Americans Want Solutions on Health Care. Here are Four Ideas from the Real World

We have a drug shortage problem in America, and we need to cut red tape – not cut corners – to get safe and effective drugs to market efficiently.

By Sen. Mike Braun, Gingrich 360 Contributor

I built a small business in my hometown into a national company, and I saw firsthand how broken our health insurance system is as a business owner trying to insure my employees.

I decided to self-insure after too many years of hearing my underwriter tell me, “You’re lucky your costs are only going up 15 percent this year.” I took on Big Health care and built a plan for my employees based on two guiding principles: No one should go broke because they get sick or have a bad accident, and my employees should be empowered to take ownership in their own health care by shopping around for the best prices for services and prescriptions.

The lessons I learned from taking on the health care industry in my own company led me to take on Big Health care in the US Senate, and the principles of forcing price transparency, cutting red tape, encouraging innovation, and facilitating fierce market competition have inspired the four health care reform bills I’ve reintroduced.

Drug Price Transparency Act

Pharmacy Benefit Managers, or PBMs, act as middlemen between drug manufacturers and patients to administer prescription drug benefits and negotiate rebates. The current system allows for PBMs to pocket an undisclosed portion of rebates, causing drug manufacturers to raise prices to account for PBMs’ cut off the top. These misaligned industry incentives and murky pricing maneuvers force patients to shoulder the burden of increasing drug prices.  

My first bill, the Drug Price Transparency Act would pull back the curtain on this broken system, and require insurers and PBMs to pass rebates directly to consumers enrolled in commercial health plans and Medicare Part D, incorporating HHS’s Rebate Rule, finalized last year.

My Drug Price Transparency Act establishes two new requirements to qualify for safe harbor for rebates: one for rebates which are passed on to patients at the point of sale, and the other for flat service fee payments made to PBMs, which cannot be tied to the list price of drugs. Just like in any other market, knowing the price of a product before you have to pay it empowers consumers to shop around for the best price, leading to lower prescription drug list prices and reduced out-of-pocket payments for patients.

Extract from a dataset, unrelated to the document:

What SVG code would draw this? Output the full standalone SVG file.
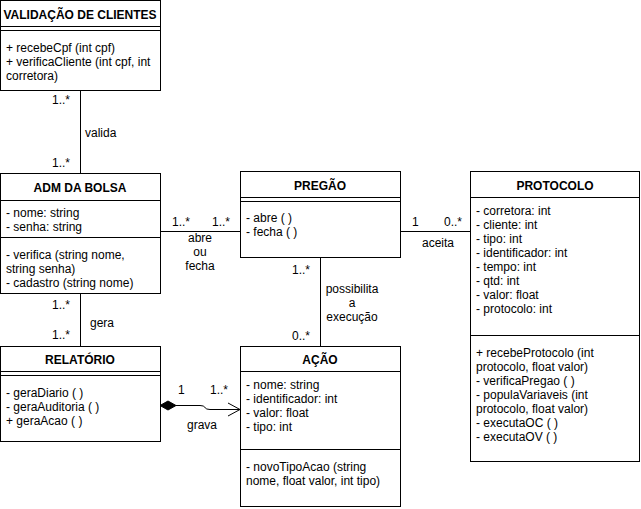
<svg xmlns="http://www.w3.org/2000/svg" width="641" height="509" viewBox="0 0 641 509">
<defs>
<style>
.box{fill:#fff;stroke:#000;stroke-width:1}
.ln{stroke:#000;stroke-width:1;fill:none}
text{font-family:"Liberation Sans",Arial,sans-serif;font-size:12px;fill:#000}
.t{font-weight:bold;text-anchor:middle}
.c{text-anchor:middle}
.r{text-anchor:end}
</style>
</defs>
<rect width="641" height="509" fill="#fff"/>
<g id="connectors">
<line class="ln" x1="80.5" y1="90.5" x2="80.5" y2="173.5"/>
<text class="r" x="70" y="104">1..*</text>
<text class="r" x="70" y="167">1..*</text>
<text x="85" y="137">valida</text>
<line class="ln" x1="160.5" y1="231.5" x2="240.5" y2="231.5"/>
<text class="r" x="190" y="226">1..*</text>
<text class="r" x="230" y="226">1..*</text>
<text class="c" x="200" y="242">abre</text>
<text class="c" x="200" y="256">ou</text>
<text class="c" x="200" y="270">fecha</text>
<line class="ln" x1="400.5" y1="231.5" x2="470.5" y2="231.5"/>
<text x="412" y="226">1</text>
<text class="r" x="462" y="226">0..*</text>
<text class="c" x="438" y="247">aceita</text>
<line class="ln" x1="320.5" y1="257.5" x2="320.5" y2="346.5"/>
<text class="r" x="310" y="274">1..*</text>
<text class="r" x="310" y="340">0..*</text>
<text class="c" x="352" y="293">possibilita</text>
<text class="c" x="352" y="307">a</text>
<text class="c" x="352" y="321">execução</text>
<line class="ln" x1="80.5" y1="293.5" x2="80.5" y2="346.5"/>
<text class="r" x="70" y="309">1..*</text>
<text class="r" x="70" y="339">1..*</text>
<text x="90" y="327">gera</text>
<path class="ln" d="M176,405.5 L200,405.5 Q204,405.5 205,407.5 Q206,409.5 210,409.5 L240,409.5"/>
<polygon points="160,405.5 168,401 176,405.5 168,410" fill="#000" stroke="#000"/>
<polyline class="ln" points="228,403 240,409.5 228,416"/>
<text x="178" y="394">1</text>
<text class="r" x="228" y="394">1..*</text>
<text class="c" x="202" y="429">grava</text>
</g>
<g id="validacao">
<rect class="box" x="0.5" y="0.5" width="160" height="90"/>
<line class="ln" x1="0.5" y1="26.5" x2="160.5" y2="26.5"/>
<line class="ln" x1="0.5" y1="30.5" x2="160.5" y2="30.5"/>
<text class="t" x="80" y="19">VALIDAÇÃO DE CLIENTES</text>
<text x="6" y="52">+ recebeCpf (int cpf)</text>
<text x="6" y="66">+ verificaCliente (int cpf, int</text>
<text x="6" y="80">corretora)</text>
</g>
<g id="adm">
<rect class="box" x="0.5" y="173.5" width="160" height="120"/>
<line class="ln" x1="0.5" y1="200.5" x2="160.5" y2="200.5"/>
<line class="ln" x1="0.5" y1="237.5" x2="160.5" y2="237.5"/>
<text class="t" x="80" y="192">ADM DA BOLSA</text>
<text x="6" y="217">- nome: string</text>
<text x="6" y="231">- senha: string</text>
<text x="6" y="259">- verifica (string nome,</text>
<text x="6" y="273">string senha)</text>
<text x="6" y="287">- cadastro (string nome)</text>
</g>
<g id="pregao">
<rect class="box" x="240.5" y="171.5" width="160" height="86"/>
<line class="ln" x1="240.5" y1="197.5" x2="400.5" y2="197.5"/>
<line class="ln" x1="240.5" y1="201.5" x2="400.5" y2="201.5"/>
<text class="t" x="320" y="190">PREGÃO</text>
<text x="246" y="222">- abre ( )</text>
<text x="246" y="236">- fecha ( )</text>
</g>
<g id="protocolo">
<rect class="box" x="470.5" y="171.5" width="169" height="290"/>
<line class="ln" x1="470.5" y1="197.5" x2="639.5" y2="197.5"/>
<line class="ln" x1="470.5" y1="335.5" x2="639.5" y2="335.5"/>
<text class="t" x="555" y="190">PROTOCOLO</text>
<text x="476" y="215">- corretora: int</text>
<text x="476" y="229">- cliente: int</text>
<text x="476" y="243">- tipo: int</text>
<text x="476" y="257">- identificador: int</text>
<text x="476" y="271">- tempo: int</text>
<text x="476" y="285">- qtd: int</text>
<text x="476" y="299">- valor: float</text>
<text x="476" y="313">- protocolo: int</text>
<text x="476" y="357">+ recebeProtocolo (int</text>
<text x="476" y="371">protocolo, float valor)</text>
<text x="476" y="385">- verificaPregao ( )</text>
<text x="476" y="399">- populaVariaveis (int</text>
<text x="476" y="413">protocolo, float valor)</text>
<text x="476" y="427">- executaOC ( )</text>
<text x="476" y="441">- executaOV ( )</text>
</g>
<g id="relatorio">
<rect class="box" x="0.5" y="346.5" width="160" height="95"/>
<line class="ln" x1="0.5" y1="371.5" x2="160.5" y2="371.5"/>
<line class="ln" x1="0.5" y1="375.5" x2="160.5" y2="375.5"/>
<text class="t" x="80" y="364">RELATÓRIO</text>
<text x="6" y="397">- geraDiario ( )</text>
<text x="6" y="411">- geraAuditoria ( )</text>
<text x="6" y="425">+ geraAcao ( )</text>
</g>
<g id="acao">
<rect class="box" x="240.5" y="346.5" width="160" height="160"/>
<line class="ln" x1="240.5" y1="371.5" x2="400.5" y2="371.5"/>
<line class="ln" x1="240.5" y1="449.5" x2="400.5" y2="449.5"/>
<text class="t" x="320" y="364">AÇÃO</text>
<text x="246" y="389">- nome: string</text>
<text x="246" y="403">- identificador: int</text>
<text x="246" y="417">- valor: float</text>
<text x="246" y="431">- tipo: int</text>
<text x="246" y="471">- novoTipoAcao (string</text>
<text x="246" y="485">nome, float valor, int tipo)</text>
</g>
</svg>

Health Care PRICE Transparency Act

Hospitals and insurers have long taken advantage of the health care industry’s misaligned incentives that promote opaque pricing maneuvers to increase their profits, with patients footing the bill. Price transparency would empower patients to make more informed decisions when making health care choices, and increase competition among hospitals, group health plans, and insurance issuers in the individual and group markets to lower costs and improve the quality of health care services.  

President Donald Trump made great progress toward health care price transparency through executive actions. My Health Care PRICE Transparency Act would build on this work by codifying two US Department of Health and Human Services (HHS) final rules, Hospital Price Transparency, and Transparency in CoverageMy bill requires hospitals to disclose the cost of an item or service set by the hospital and establish an internet-based price estimator. It also requires insurers to provide consumers with personalized access to cost-sharing information so they can compare costs and know what they have to pay before they pay it.

Promising Pathway Act

Americans with serious and life-threatening diseases don’t have time to wait for the slow pace of Washington, DC, and for many of the millions of families fighting terminal illnesses, access to experimental treatments is their only hope.

My Promising Pathway Act will speed up the regulatory process for getting drugs to the patients that need them with an FDA provisional approval pathway for rapidly progressing conditions where few treatment options exist, such as ALS.

Under this provisional approval, those with rapidly progressing terminal illnesses would have access to drugs that provide their only hope for treatment, and real-world data collected from these patients would be incorporated into the drug approval process.

Accelerated Drug Approval for Prescription Therapies (ADAPT) Act

We have a drug shortage problem in America, and we need to cut red tape – not cut corners – to get safe and effective drugs to market efficiently.

My ADAPT Act would create an expedited drug approval process at FDA, specifically for drugs that are currently approved for sale in developed countries and have a satisfactory history of clinical trial data. 

Think of it as a passing lane for drugs and treatments that have already been approved in other developed countries like Canada and the UK with strong clinical data focused on quality control, supply chain safety, and manufacturing processes, without compromising one bit on FDA’s safety and efficacy standards.

While many in Congress want to solve these drug shortage problems with drug importation, the ADAPT Act is a better solution that would help solve this problem and increase market competition between drugs on the marketplace without compromising on safety.

Americans are clamoring for real solutions on health care, and the lessons I learned in the real world by taking on the health care industry in my company – and the stories I’ve heard from Hoosiers struggling with rising costs and dwindling options – inspired these four solutions that will inject transparency, competition, and efficiency into our broken health care system, and help steer America off our collision course with socialized medicine.

Congress must listen to the voices I hear every time I travel Indiana calling for action on real health care solutions rather than more talk and bigger government, before it’s too late.

US Sen. Mike Braun is a Republican who represents the state of Indiana. The views expressed in this article do not reflect the views of any person or institution other than the author.